Just don’t install apps from miscellaneous websites. No matter what they promise, there’s probably an app on the Play Store that’s just as good. Most apps are free or extremely cheap anyway. Trust me when I say it’s worth paying a few dollars to avoid the risk of stolen data.

Phishing Scams

    

Another growing threat is the phishing scam. In this instance, the target is sent a fake hyperlink or redirected to a webpage that appears to be a safe and familiar page. Numerous spoofs of Facebook’s login page exist on the net, all with one shared purpose: stealing login information.

When you’re visiting a hyperlink, consider who is providing the link and where it’s going. If the link is on social media, be sure to check where it actually goes and if that location is somewhere you’d like to visit. Once you’re on a page, check the address at the top of your browser. If it doesn’t match the website, get out of there!

Phishing often occurs as a result of prior phishing. To provide an example, someone you know gets hacked by a phishing attack and their accounts get used to fool others into becoming victims. You might receive a message from your mom in a text that says “check out these hilarious photos.” The link then sends you to a malicious page that either directly steals information or tries to trick you into giving it up willingly.

If you’re ever unsure about a page or link, don’t visit. When someone you know posts or types irregularly, check to be sure it’s really them. If they’ve been hacked, they’ll appreciate you letting them know.

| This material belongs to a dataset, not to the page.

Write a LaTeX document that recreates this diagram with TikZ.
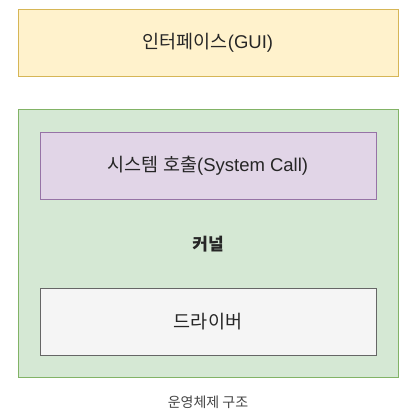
\documentclass[tikz,border=0pt]{standalone}
\usepackage{fontspec}
\setmainfont{Liberation Sans}
\newfontfamily\kr{Noto Sans CJK KR}
\definecolor{yfill}{HTML}{FFF2CC}
\definecolor{ydraw}{HTML}{D6B656}
\definecolor{gfill}{HTML}{D5E8D4}
\definecolor{gdraw}{HTML}{82B366}
\definecolor{pfill}{HTML}{E1D5E7}
\definecolor{pdraw}{HTML}{9673A6}
\definecolor{dfill}{HTML}{F5F5F5}
\definecolor{ddraw}{HTML}{666666}
\definecolor{captxt}{HTML}{444444}
\begin{document}
\begin{tikzpicture}[x=1pt,y=-1pt,
  boxstyle/.style={draw, line width=0.9pt, inner sep=0pt, font=\fontsize{18.5}{21}\selectfont, text=black!85}]
\useasboundingbox[fill=white] (0,0) rectangle (418,414);
\node[boxstyle, fill=yfill, draw=ydraw, minimum width=380pt, minimum height=67pt] (gui) at (208,42.5) {{\kr 인터페이스}(GUI)};
\node[boxstyle, fill=gfill, draw=gdraw, minimum width=380pt, minimum height=268pt] (os) at (208,243.5) {};
\node[boxstyle, fill=pfill, draw=pdraw, minimum width=336pt, minimum height=67pt] (sys) at (208,165.5) {{\kr 시스템 호출}(System Call)};
\node[font=\fontsize{17}{19}\selectfont\kr\bfseries, text=black!85] (kernel) at (208,244) {커널};
\node[boxstyle, fill=dfill, draw=ddraw, minimum width=336pt, minimum height=67pt, font=\fontsize{18.5}{21}\selectfont\kr] (drv) at (208,321.5) {드라이버};
\node[font=\fontsize{14}{16}\selectfont\kr, text=captxt] (cap) at (208,402) {운영체제 구조};
\end{tikzpicture}
\end{document}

It could also save you a lot of grief.

Exploits

Exploits are the hardest type of security risk to deal with. They involve actual problems with the software you download and there’s little you can do to fix it. Hackers find security holes and use them to steal user data virtually every day.

What you can do is stay updated. Most victims of exploits are guilty of not downloading the latest version of the app or operating system. They might put off updates because they like the current version and don’t want to deal with a change in the user interface, but end up losing their account information as a result.

Even if you can’t stand using automatic updates, check periodically to see what apps you can update. If your phone pushes new versions of Android, get them right away. Those updates aren’t just to give you something slick to look at; they’re to keep you from getting hacked.

The Bottom Line

Android has a number of security problems, but most of them can be avoided by using the right apps and being careful. If you really want to get the most life out of your device, watch out for scams and keep yourself secured against hackers and malware.